Section 20 says:
Every gift, grant, alienation, conveyance or transfer of property made by a person who is or becomes a patient is deemed to be fraudulent and void as against the committee if
(a) the gift, grant, alienation, conveyance or transfer is not made for full and valuable consideration actually paid or sufficiently secured to the person, or
(b) the donee, grantee, transferee or person to whom the property was alienated or conveyed had notice at the time of the gift, grant, alienation, conveyance or transfer of the mental condition of the person.
Section 20 creates a presumption, which may be rebutted by evidence of capacity at the time of the transfer.
The Supreme Court of British Columbia recently applied the presumption in section 20 in Re: Elsie Jones, 2009 BCSC 1723.
Elsie Jones has three children: Maureen Ringrose, Ronald Jones and Marvin Jones. In May 2003, Dr. Leslie Sheldon, a geriatric psychiatrist diagnosed her with vascular dementia. In June, 2004, Elsie Jones transferred her home into a joint tenancy with her daughter, Maureen Ringrose. On July 27, 2006, the Supreme Court of British Columbia declared Elsie Jones to be incapable of managing herself or her affairs.
The Canada Trust Company as committee of Elsie Jones’ estate asked the court to decide if the transfer was valid. Elsie Jones’ two sons argued it was not.
Before the transfer, Elsie Jones had made several calls to the police, saying her house had been broken into. She also accused one of her sons of stealing from her, and taking large amounts of money from her investments. The court found that there was no basis for these allegations.
Maureen Ringrose argued if her mother to have understood generally the nature and effect of the transfer, that was sufficient to prove her capacity. Elsie Jones had an experienced lawyer advise her on the transfer. The lawyer believed she had capacity.
Elsie Jones’ sons, on the other hand, argued that Maureen Ringrose needed to prove that their mother had a capacity equivalent to that necessary to make a will. One of the criteria for capacity to make a will is the absence of any delusions that affect the maker’s decisions.
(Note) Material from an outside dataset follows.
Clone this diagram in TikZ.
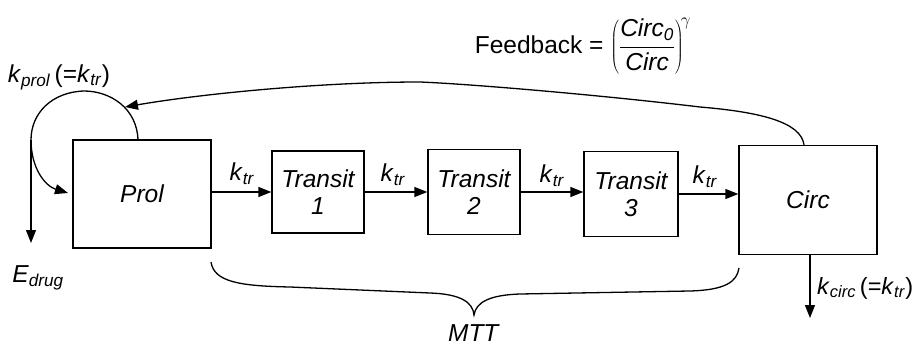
\documentclass[tikz,border=0pt]{standalone}
\usepackage{fontspec}
\setmainfont{Liberation Sans}
\usetikzlibrary{arrows.meta}
\newcommand\kk[1]{\textit{k}\textsubscript{\textit{#1}}}
\newcommand\bigfont{\fontsize{24.5}{27}\selectfont}
\begin{document}
\begin{tikzpicture}[x=1pt,y=-1pt,
  every node/.style={font=\bigfont},
  comp/.style={draw,line width=1.3pt,inner sep=0pt,align=center,font=\bigfont\itshape},
  arr/.style={line width=1.3pt,-{Triangle[length=13pt,width=10pt]}},
  ln/.style={line width=1.3pt}]
\useasboundingbox (0,0) rectangle (914,348);
\node[comp,minimum width=138pt,minimum height=108pt] (prol) at (142,194) {Prol};
\node[comp,minimum width=92pt,minimum height=82pt] (t1) at (318,192) {Transit\\1};
\node[comp,minimum width=92pt,minimum height=85pt] (t2) at (474,192) {Transit\\2};
\node[comp,minimum width=94pt,minimum height=85pt] (t3) at (631,194) {Transit\\3};
\node[comp,minimum width=138pt,minimum height=109pt] (circ) at (808,200) {Circ};
% transfer arrows
\draw[arr] (prol.east |- t1.west) -- (t1.west);
\node at (242,174) {\kk{tr}};
\draw[arr] (t1) -- (t2);
\node at (393,175) {\kk{tr}};
\draw[arr] (t2.east) -- (t3.west |- t2.east);
\node at (552,176) {\kk{tr}};
\draw[arr] (t3.east) -- (circ.west |- t3.east);
\node at (705,177) {\kk{tr}};
% self loop and E_drug
\coordinate (lp) at (31,140);
\coordinate (lt) at (138,140);
\coordinate (ltip) at (68,193);
\coordinate (ed) at (31,243);
\draw[ln] (lt) .. controls (137,108) and (110,91) .. (84,91)
   .. controls (52,92) and (31,113) .. (lp);
\draw[arr] (lp) .. controls (31,168) and (45,186) .. (ltip);
\draw[arr] (lp) -- (ed);
\node at (59,77) {\kk{prol}\,(=\kk{tr})};
\node at (38,278) {\textit{E}\textsubscript{\textit{drug}}};
% feedback
\coordinate (fbtip) at (125,107);
\draw[arr] (circ.north) ++(-4,0) coordinate (fbs)
  .. controls (801,122) and (760,112) .. (700,107)
  .. controls (600,95) and (470,84) .. (420,82)
  .. controls (320,82) and (200,94) .. (fbtip);
\node (fb) at (583,46) {Feedback = $\displaystyle\left(\frac{\mbox{\bigfont\itshape Circ\textsubscript{0}}}{\mbox{\bigfont\itshape Circ}}\right)^{\!\gamma}$};
% circ elimination
\coordinate (ce) at (810,318);
\draw[arr] (circ.south -| ce) -- (ce);
\node[anchor=west,inner sep=0pt,font=\fontsize{23.5}{26}\selectfont] at (817,288) {\kk{circ}\,(=\kk{tr})};
% brace
\coordinate (bl) at (211,262);
\coordinate (bt) at (474,315);
\coordinate (br) at (739,268);
\draw[ln] (bl) .. controls (214,282) and (240,286) .. (290,287)
  -- (430,293) .. controls (460,294) and (473,302) .. (bt)
  .. controls (476,302) and (490,295) .. (520,294)
  -- (690,291) .. controls (725,290) and (737,282) .. (br);
\node (mtt) at (474,333) {\textit{MTT}};
\end{tikzpicture}
\end{document}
Mr. Justice Savage held that Elsie Jones did not have capacity to make a transfer of her home into a joint tenancy. Maureen Ringrose failed to rebut the presumption of invalidity in section 20 of the Patients Property Act. She transferred the property under delusions that undermined her capacity.
 In my opinion, in a case such as this, it makes no sense to say that an inter vivos transfer is valid if the donor “understands” the nature and the effect of the transaction but is under an unfounded or insane delusion that influenced or precipitated the transfer. In other words, in a case where there are unfounded or insane delusions, it is not sufficient for a court to find merely that the donor understands the nature and the effect of the transaction in some abstract sense.
 The court must also be satisfied that the donor was not operating under the unfounded or insane delusion at the time. This particularly so when a donor acts late in life to dispose of a substantial amount of their estate: Re: Beaney  2 All E.R. 595 (Ch.) at 601; Halsbury’s Law of England, 4th ed., Vol. 20(1), at 10-11; see also Re Rogers, (1963) 42 W.W.R. 200, 39 D.L.R. (2d) 141,  B.C.J. No. 133 at para. 31 (C.A.).
 While I do not think it necessary for this decision, the observation of Wilson J.A., as he then was, concurred in by Davey J.A., as he then was, in Rogers seems apposite:
30 Having concluded that the testamentary test is the right one to apply, I cannot see that, so far as degree of understanding or capacity is concerned, there is any real difference. I do not think that a man requires any higher or lower degree of capacity to consider his own interest than he needs to consider the interests of other persons. Nor do I think that the degree of capacity required differs in respect to any disposition by gift or otherwise.
 In my opinion the evidence adduced falls short of meeting either standard. Firstly, there was a variety of delusions under which Elsie Jones was operating over an extended period of time, both before and after the Transfer. She was of the view that persons were breaking into her home and stealing things. At various times she accused her own children of doing this. Not only Ronald but also Maureen. There is no evidence at all to support this. At various times she called the police over these allegations who attended at her residence both before and after the Transfer.